Unlike the work done for Vista and earlier releases of Windows

Dec 22, 2009 18:06 GMT  ·  By

Microsoft started preparing for the next releases of the Windows client as the latest iteration of the operating system was still in development. The Redmond-based company already debuted work to ensure the servicing readiness for Windows 7 Service Pack 1 and started planning for Windows 8, the successor of Windows 7. The information comes from the profile of Ahmed Badruddin, a Microsoft Software Design Engineer in Test II since September 2008 until present day. Badruddin was one of the people that labored to define and execute the testing strategy associated with improving Windows 7 Service Pack experience quality. (via MSFTKitchen)

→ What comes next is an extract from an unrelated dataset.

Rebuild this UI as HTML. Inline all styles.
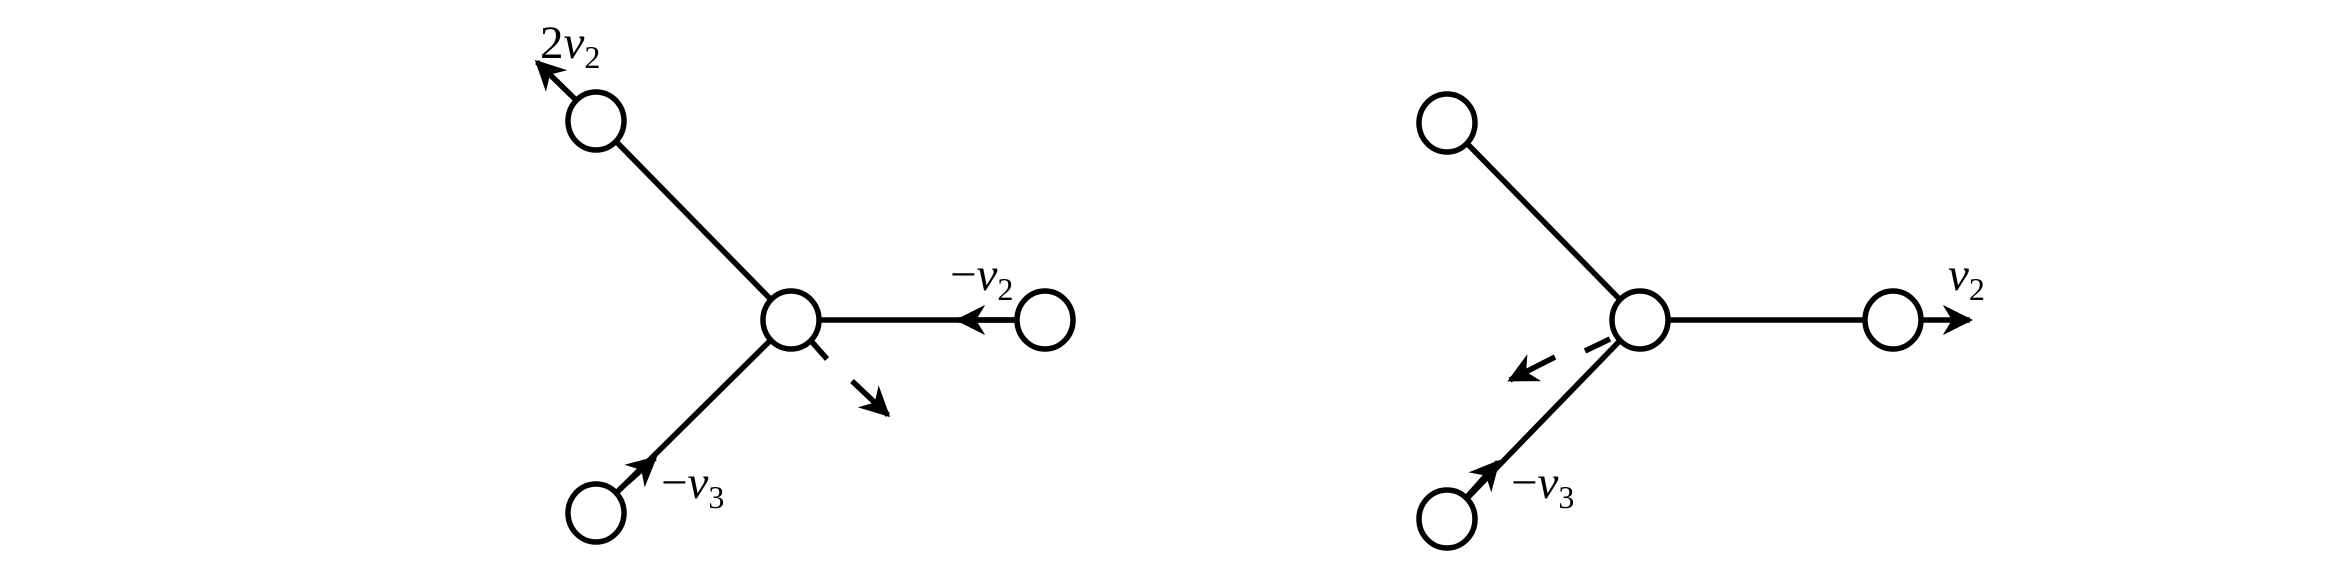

“Efforts lead to an unprecedented state of servicing readiness for Windows. Windows 7 Service Pack technologies, processes & builds were ready over a year before release compared to Vista and previous OSes which did not reach that state of servicing readiness and quality for months after release. Planning servicing quality goals, metrics, processes, and tools & technologies for Windows 8,” reads an excerpt from Badruddin’s CV.

Users that were running Windows Vista RTM at the start of 2008 surely remember the glitches that Microsoft hit with the deployment of Service Pack 1. The Redmond-based company ended up postponing the delivery of Vista SP1 until it managed to release updates designed to get Vista RTM operating systems ready for the implementation of SP1. It appears that the software giant is looking to avoid similar hassles with the release of Windows 7 SP1 and beyond, with Windows 8.

This is why Badruddin, along with additional Microsoft employees “spearheaded initiatives and projects to drive up the quality of Windows 7 (Microsoft’s next operating system) Service Pack experience. Collaborated with teams across Windows organization to mitigate risks to Windows 7 Service Pack 1.”

Back in the first half of June 2009, Windows 7 Build 7227 was leaked in the wild. Build 7227 was unlike any other pre-release Windows 7 development milestone, as a version check revealed that it already featured SP1. I speculated at the time that Windows 7 Build 7227 with SP1 was nothing more than the result of Microsoft testing serviceability for the first major upgrade of the OS, and it looks like I was right.